CAPITULO 4: RELIGIÓN Y LAICISMO
ANDRÉS OLLERO. Universidad Rey Juan Carlos (Madrid).
En un contexto de cambio cultural, caracterizado, en el caso europeo, por la inédita
cohabitación con grupos culturales heterogéneos. la primera cuestión que nos sale al paso es si cabe aspirar a una convivencia intercultural o si resulta obligado resignarse a una mera coexistencia multicultural.
Por paradójico que suene, el síndrome de abstinencia generado tras el abandono del derecho natural en el museo resulta acuciante. Se lo niega, por su obligado fundamento metafísico y por la sospecha de afinidad confesional, pero se clama a la vez retóricamente por una ética universal que sirva de común punto de referencia. No importaría que ésta no tenga fundamento conocido, siempre que se logre que acabe viéndose asumida como nueva religión civil.
El planteamiento es tan poco coherente que no ha tardado en corregirse desde puntos de partida tan diversos como influyentes. Para Rawls, por ejemplo, lo religioso aparecerá como uno de los elementos alimentadores de ese consenso entrecruzado en que se solaparían las más consistentes propuestas de razón pública (1). Habermas, por su parte, no dejará de insinuar lo ridículo que sería convertir la ciencia en nueva religión. al preguntarse si no serán más bien las "religiones mundiales" capítulos decisivos de la emergencia y desarrollo histórico de la razón (2). No llega, sin embargo a aclararnos qué debemos entender por religión 'mundial'; si nos remite con ello a un mero balance estadístico o les atribuye alguna mayor vecindad con lo racional.
Por otra parte, el consenso, al que se había recurrido para suplir el vacío del derecho natural, aparece ahora más bien como amenaza.
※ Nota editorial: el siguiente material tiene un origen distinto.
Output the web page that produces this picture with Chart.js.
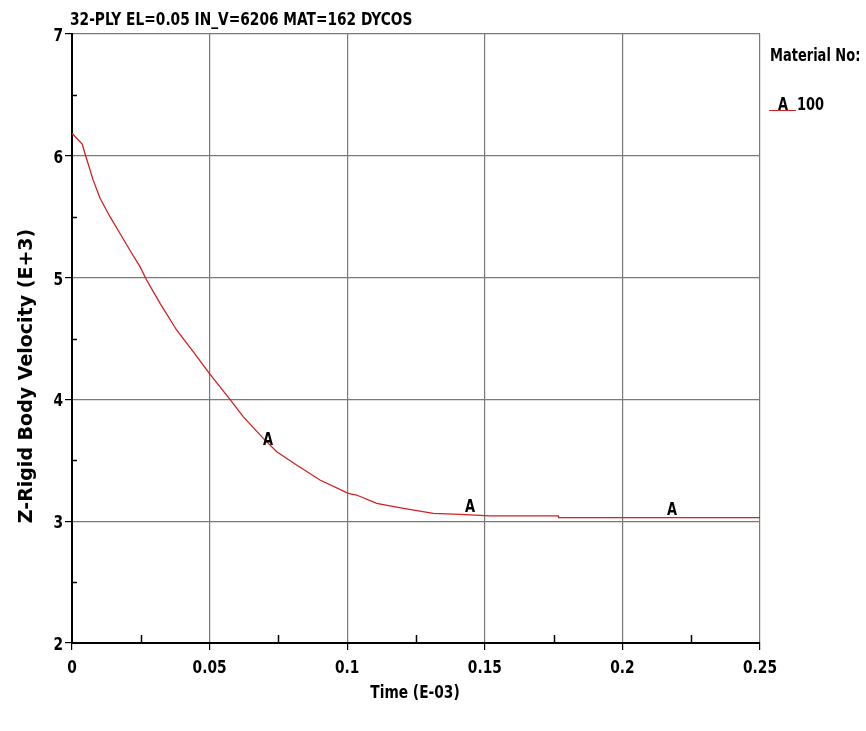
<!DOCTYPE html>
<html>
<head>
<meta charset="utf-8">
<script src="https://cdn.jsdelivr.net/npm/chart.js@4.4.0/dist/chart.umd.min.js"></script>
<style>
  html, body { margin: 0; padding: 0; background: #fff; }
  #wrap { width: 866px; height: 731px; }
</style>
</head>
<body>
<div id="wrap"><canvas id="canvas" width="866" height="731"></canvas></div>
<script>
// values (time E-03, velocity E+3)
var timeValues = [0, 0.0037, 0.0051, 0.0077, 0.0102, 0.0138, 0.0174, 0.0217, 0.0247, 0.0271,
  0.032, 0.038, 0.0441, 0.0499, 0.0574, 0.0622, 0.0695, 0.0744, 0.0816, 0.0901,
  0.1004, 0.1034, 0.1107, 0.1204, 0.1313, 0.141, 0.1519, 0.1664, 0.1767, 0.1768, 0.25];
var velocityValues = [6.185, 6.097, 5.99, 5.80, 5.651, 5.50, 5.364, 5.20, 5.09, 4.98,
  4.789, 4.57, 4.39, 4.214, 4.0, 3.858, 3.68, 3.57, 3.461, 3.338,
  3.229, 3.215, 3.147, 3.106, 3.065, 3.056, 3.043, 3.043, 3.043, 3.03, 3.03];

// tick labels
var xTickValues = [0, 0.05, 0.1, 0.15, 0.2, 0.25];
var xTickLabels = ["0", "0.05", "0.1", "0.15", "0.2", "0.25"];
var yTickValues = [2, 3, 4, 5, 6, 7];
var yTickLabels = ["2", "3", "4", "5", "6", "7"];

// symbol "A" labels along the curve
var markerTimes = [0.0712, 0.1446, 0.218];
var markerValues = [3.6, 3.05, 3.03];
var markerSymbol = "A";

var chartTitle = "32-PLY EL=0.05 IN_V=6206 MAT=162 DYCOS";
var xTitle = "Time (E-03)";
var yTitle = "Z-Rigid Body Velocity (E+3)";
var legendTitle = "Material No:";
var legendLabel = "100";

var narrowFont = 'bold 18px "DejaVu Sans Condensed", "DejaVu Sans", sans-serif';
var lineColor = "#d42020";
var squeeze = 0.85;

var points = [];
for (var i = 0; i < timeValues.length; i++) {
  points[i] = { x: timeValues[i], y: velocityValues[i] };
}

// condensed text: squeeze horizontally like the original plotter font
function narrowText(ctx, text, x, y, align, size) {
  ctx.save();
  ctx.font = narrowFont.replace("18px", (size || 18) + "px");
  ctx.textBaseline = "alphabetic";
  ctx.textAlign = "left";
  var w = ctx.measureText(text).width * squeeze;
  var x0 = x;
  if (align === "center") x0 = x - w / 2;
  if (align === "right") x0 = x - w;
  ctx.translate(x0, y);
  ctx.scale(squeeze, 1);
  ctx.fillText(text, 0, 0);
  ctx.restore();
}

var decorPlugin = {
  id: "decor",
  afterDraw: function(chart) {
    var ctx = chart.ctx;
    var xs = chart.scales.x, ys = chart.scales.y;
    var a = chart.chartArea;
    ctx.save();

    // minor ticks inside the plot
    ctx.strokeStyle = "#000";
    ctx.lineWidth = 1.5;
    ctx.beginPath();
    for (var v = 2.5; v < 7; v += 1) {
      var py = Math.round(ys.getPixelForValue(v)) + 0.5;
      ctx.moveTo(a.left, py); ctx.lineTo(a.left + 5, py);
    }
    for (var t = 0.025; t < 0.25; t += 0.05) {
      var px = Math.round(xs.getPixelForValue(t)) + 0.5;
      ctx.moveTo(px, a.bottom); ctx.lineTo(px, a.bottom - 8);
    }
    ctx.stroke();

    ctx.fillStyle = "#000";

    // tick labels
    for (var j = 0; j < xTickValues.length; j++) {
      narrowText(ctx, xTickLabels[j], xs.getPixelForValue(xTickValues[j]), a.bottom + 30, "center", 18);
    }
    for (var m = 0; m < yTickValues.length; m++) {
      narrowText(ctx, yTickLabels[m], a.left - 9, ys.getPixelForValue(yTickValues[m]) + 7, "right", 18);
    }

    // curve symbols
    for (var k = 0; k < markerTimes.length; k++) {
      narrowText(ctx, markerSymbol, xs.getPixelForValue(markerTimes[k]), ys.getPixelForValue(markerValues[k]) - 3, "center", 17);
    }

    // chart title
    narrowText(ctx, chartTitle, 70, 25, "left", 18);

    // x title
    narrowText(ctx, xTitle, 415, 698, "center", 18);

    // y title
    ctx.save();
    ctx.translate(32, 376);
    ctx.rotate(-Math.PI / 2);
    ctx.font = "bold 19px 'DejaVu Sans', sans-serif";
    ctx.textAlign = "center";
    ctx.textBaseline = "alphabetic";
    ctx.fillText(yTitle, 0, 0);
    ctx.restore();

    // legend
    narrowText(ctx, legendTitle, 770, 61, "left", 17);
    narrowText(ctx, markerSymbol, 783, 110, "center", 17);
    narrowText(ctx, legendLabel, 797, 110, "left", 17);
    ctx.strokeStyle = lineColor;
    ctx.lineWidth = 1;
    ctx.beginPath();
    ctx.moveTo(769, 110.5); ctx.lineTo(796, 110.5);
    ctx.stroke();

    ctx.restore();
  }
};

window.onload = function() {
  var ctx = document.getElementById("canvas").getContext("2d");
  window.myChart = new Chart(ctx, {
    type: "line",
    data: {
      datasets: [{
        label: legendLabel,
        data: points,
        borderColor: lineColor,
        borderWidth: 1.3,
        pointRadius: 0,
        tension: 0,
        fill: false
      }]
    },
    options: {
      responsive: false,
      animation: false,
      layout: { padding: { left: 0, top: 34, right: 106, bottom: 0 } },
      plugins: { legend: { display: false }, tooltip: { enabled: false } },
      scales: {
        x: {
          type: "linear",
          min: 0, max: 0.25,
          afterFit: function(s) { s.height = 88; },
          afterBuildTicks: function(s) { s.ticks = xTickValues.map(function(v) { return { value: v }; }); },
          ticks: { display: false },
          grid: { color: "#7a7a7a", lineWidth: 1.2, tickLength: 7, tickColor: "#000" },
          border: { color: "#000", width: 2 }
        },
        y: {
          min: 2, max: 7,
          afterFit: function(s) { s.width = 72; },
          afterBuildTicks: function(s) { s.ticks = yTickValues.map(function(v) { return { value: v }; }); },
          ticks: { display: false },
          grid: { color: "#7a7a7a", lineWidth: 1.2, tickLength: 7, tickColor: "#000" },
          border: { color: "#000", width: 2 }
        }
      }
    },
    plugins: [decorPlugin]
  });
};
</script>
</body>
</html>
Se apoyaba por definición en un suelo integrador mayoritariamente compartido; pero esto, desde una opción multicultural, atentaría contra la rica diversidad de las minorías.
La religión, sin embargo, no resulta hoy acogida en muchos planteamientos ni siquiera como minoría enriquecedora. Se la vincula más bien a un fundamento tan sólido que de él sólo cabría esperar estridencias fundamentalistas. Se le atribuye incluso, de modo cuasilombrosiano, una irrefrenable querencia hacia lo violento, que la convertiría en elemento perturbador de lo público. No es extraño pues que, aunque en aras de la tradición se la conserve dentro de los catálogos de derechos, se ejerza hacia el creyente una actitud que tiene más de graciable tolerancia que de reconocimiento de una exigencia de justicia.
De ahí que se postule, como panacea, un laicismo que separa celosamente a los poderes
públicos de toda contaminación con lo religioso, obligadarnente remitido a la privada intimidad personal.
Aunque la presunta neutralidad del laicismo no resiste el menor análisis, llega a resultar persuasiva para muchos creyentes. Este fenómeno puede deberse a que suscriben inconscientemente un concepto un tanto perplejo de la laicidad, deudor de una acrítica impronta grociana. El "etsi Deus no daretur..." remitía a unas exigencias de derecho natural accesibles a la razón, lo que eximía de toda apelación a lo sobrenatural. De ahí puede derivarse la aceptación de una curiosa asimetría de trato entre planteamientos transcendentes e inmanentes. Mientras los primeros se verían obligados a desprenderse de su prescindible voladizo superior, tan legítimo como inadecuado para el diálogo civil, el inmanentismo, por neutral, se convertiría en lengua franca a la hora de articular dicho diálogo. El creyente habría de traducir su propuesta a términos agnósticos, pero no viceversa.